### Problem
Can you set down, exactly as they appear below, the lines from the opening of the material through the one bearing "(5pt,-14pt) -- (5pt,-615pt);", minus the pictures?

### Dataset content
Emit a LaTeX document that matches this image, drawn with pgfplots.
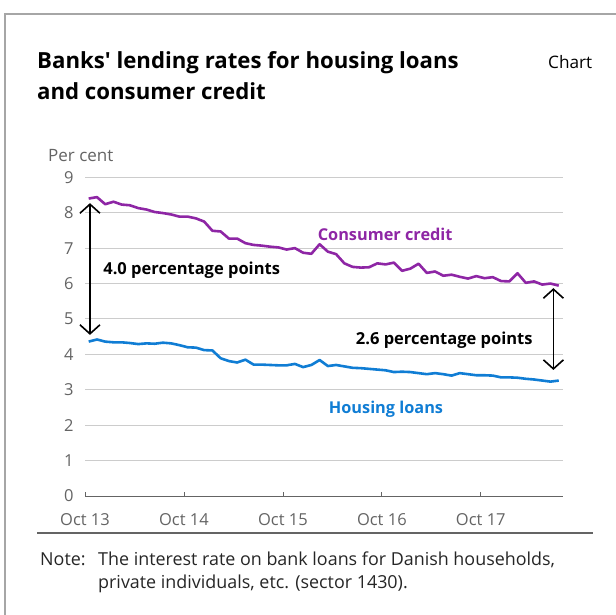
\documentclass[border=0pt]{standalone}
\usepackage{fontspec}
\setmainfont{Open Sans}[Ligatures=TeXOff]
\usepackage{pgfplots}
\usepackage{pgfplotstable}
\pgfplotsset{compat=1.18}
\usetikzlibrary{arrows.meta}
\definecolor{ccred}{RGB}{142,38,165}
\definecolor{hloan}{RGB}{16,125,212}
\definecolor{tickgray}{RGB}{100,100,100}

\pgfplotstableread{
m cc hl
0 8.40 4.36
1 8.44 4.42
2 8.24 4.36
3 8.31 4.34
4 8.23 4.34
5 8.21 4.32
6 8.13 4.29
7 8.09 4.31
8 8.02 4.30
9 7.99 4.33
10 7.95 4.31
11 7.89 4.26
12 7.89 4.20
13 7.84 4.19
14 7.75 4.12
15 7.49 4.11
16 7.47 3.89
17 7.27 3.81
18 7.27 3.77
19 7.14 3.85
20 7.09 3.71
21 7.07 3.71
22 7.04 3.70
23 7.02 3.69
24 6.96 3.69
25 7.00 3.73
26 6.87 3.64
27 6.84 3.70
28 7.11 3.84
29 6.90 3.67
30 6.83 3.70
31 6.57 3.66
32 6.47 3.62
33 6.45 3.61
34 6.46 3.59
35 6.57 3.57
36 6.54 3.55
37 6.59 3.50
38 6.36 3.51
39 6.42 3.50
40 6.56 3.47
41 6.30 3.44
42 6.34 3.47
43 6.22 3.44
44 6.25 3.40
45 6.19 3.47
46 6.14 3.44
47 6.21 3.41
48 6.15 3.41
49 6.18 3.40
50 6.07 3.35
51 6.06 3.35
52 6.29 3.34
53 6.02 3.31
54 6.06 3.29
55 5.97 3.26
56 6.00 3.23
57 5.94 3.26
}\ratesdata

\begin{document}
\begin{tikzpicture}[x=1pt,y=1pt]
\path[use as bounding box] (0pt,0pt) rectangle (616pt,-615pt);
\draw[black!35, line width=2pt] (616pt,-14pt) -- (5pt,-14pt) -- (5pt,-615pt);

\begin{axis}[
  at={(85pt,-496pt)}, anchor=south west,
  scale only axis, width=478.3pt, height=318.7pt,
  xmin=0, xmax=58, ymin=0, ymax=9,
  axis x line*=bottom, axis y line*=left,
  y axis line style={draw=none},
  x axis line style={draw=tickgray, line width=1pt},
  xtick={0,12,24,36,48},
  xticklabels={Oct 13,Oct 14,Oct 15,Oct 16,Oct 17},
  ytick={0,1,...,9},
  xtick align=inside,
  major tick length=4pt,
  xtick style={draw=tickgray, line width=0.8pt},
  ytick style={draw=none},
  ymajorgrids,
  grid style={black!20, line width=0.9pt},
  /pgf/number format/assume math mode=true,
  tick label style={font=\fontsize{16.5}{19}\selectfont, text=tickgray},
  yticklabel style={xshift=-8pt},
  xticklabel style={anchor=base, yshift=-29pt},
  clip=false,
]
\addplot[ccred, line width=2.6pt, line join=round] table[x expr=\thisrow{m}+0.45, y=cc] {\ratesdata};
\addplot[hloan, line width=2.6pt, line join=round] table[x expr=\thisrow{m}+0.45, y=hl] {\ratesdata};

\draw[line width=1.6pt, {Straight Barb[length=9pt,width=20pt]}-{Straight Barb[length=9pt,width=20pt]}] (axis cs:0.6,4.55) -- (axis cs:0.6,8.27);
\draw[line width=1.6pt, {Straight Barb[length=9pt,width=20pt]}-{Straight Barb[length=9pt,width=20pt]}] (axis cs:56.8,3.56) -- (axis cs:56.8,5.87);

\node[font=\bfseries\fontsize{16.3}{19}\selectfont, text=ccred] at (axis cs:36.4,7.4) {Consumer credit};
\node[font=\bfseries\fontsize{16.5}{19}\selectfont, anchor=west, inner sep=0] at (axis cs:2.2,6.38) {4.0 percentage points};
\node[font=\bfseries\fontsize{16.5}{19}\selectfont, anchor=east, inner sep=0] at (axis cs:54.3,4.41) {2.6 percentage points};
\node[font=\bfseries\fontsize{16.3}{19}\selectfont, text=hloan] at (axis cs:36.5,2.46) {Housing loans};
\end{axis}

\node[anchor=base west, inner sep=0, font=\bfseries\fontsize{22.2}{26}\selectfont] at (37pt,-69pt) {Banks' lending rates for housing loans};
\node[anchor=base west, inner sep=0, font=\bfseries\fontsize{22.2}{26}\selectfont] at (37pt,-100pt) {and consumer credit};
\node[anchor=base west, inner sep=0, font=\fontsize{17.2}{20}\selectfont] at (548pt,-69pt) {Chart};
\node[anchor=base west, inner sep=0, font=\fontsize{17}{20}\selectfont, text=tickgray] at (48pt,-161pt) {Per cent};
\draw[tickgray, line width=1.2pt] (37pt,-533pt) -- (593pt,-533pt);
\node[anchor=base west, inner sep=0, font=\fontsize{17.9}{21}\selectfont, text=black!85] at (40pt,-565pt) {Note:};
\node[anchor=base west, inner sep=0, font=\fontsize{17.9}{21}\selectfont, text=black!85] at (98pt,-565pt) {The interest rate on bank loans for Danish households,};
\node[anchor=base west, inner sep=0, font=\fontsize{17.9}{21}\selectfont, text=black!85] at (98pt,-588pt) {private individuals, etc. (sector 1430).};
\end{tikzpicture}
\end{document}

### Completed task
Emit a LaTeX document that matches this image, drawn with pgfplots.
\documentclass[border=0pt]{standalone}
\usepackage{fontspec}
\setmainfont{Open Sans}[Ligatures=TeXOff]
\usepackage{pgfplots}
\usepackage{pgfplotstable}
\pgfplotsset{compat=1.18}
\usetikzlibrary{arrows.meta}
\definecolor{ccred}{RGB}{142,38,165}
\definecolor{hloan}{RGB}{16,125,212}
\definecolor{tickgray}{RGB}{100,100,100}

\pgfplotstableread{
m cc hl
0 8.40 4.36
1 8.44 4.42
2 8.24 4.36
3 8.31 4.34
4 8.23 4.34
5 8.21 4.32
6 8.13 4.29
7 8.09 4.31
8 8.02 4.30
9 7.99 4.33
10 7.95 4.31
11 7.89 4.26
12 7.89 4.20
13 7.84 4.19
14 7.75 4.12
15 7.49 4.11
16 7.47 3.89
17 7.27 3.81
18 7.27 3.77
19 7.14 3.85
20 7.09 3.71
21 7.07 3.71
22 7.04 3.70
23 7.02 3.69
24 6.96 3.69
25 7.00 3.73
26 6.87 3.64
27 6.84 3.70
28 7.11 3.84
29 6.90 3.67
30 6.83 3.70
31 6.57 3.66
32 6.47 3.62
33 6.45 3.61
34 6.46 3.59
35 6.57 3.57
36 6.54 3.55
37 6.59 3.50
38 6.36 3.51
39 6.42 3.50
40 6.56 3.47
41 6.30 3.44
42 6.34 3.47
43 6.22 3.44
44 6.25 3.40
45 6.19 3.47
46 6.14 3.44
47 6.21 3.41
48 6.15 3.41
49 6.18 3.40
50 6.07 3.35
51 6.06 3.35
52 6.29 3.34
53 6.02 3.31
54 6.06 3.29
55 5.97 3.26
56 6.00 3.23
57 5.94 3.26
}\ratesdata

\begin{document}
\begin{tikzpicture}[x=1pt,y=1pt]
\path[use as bounding box] (0pt,0pt) rectangle (616pt,-615pt);
\draw[black!35, line width=2pt] (616pt,-14pt) -- (5pt,-14pt) -- (5pt,-615pt);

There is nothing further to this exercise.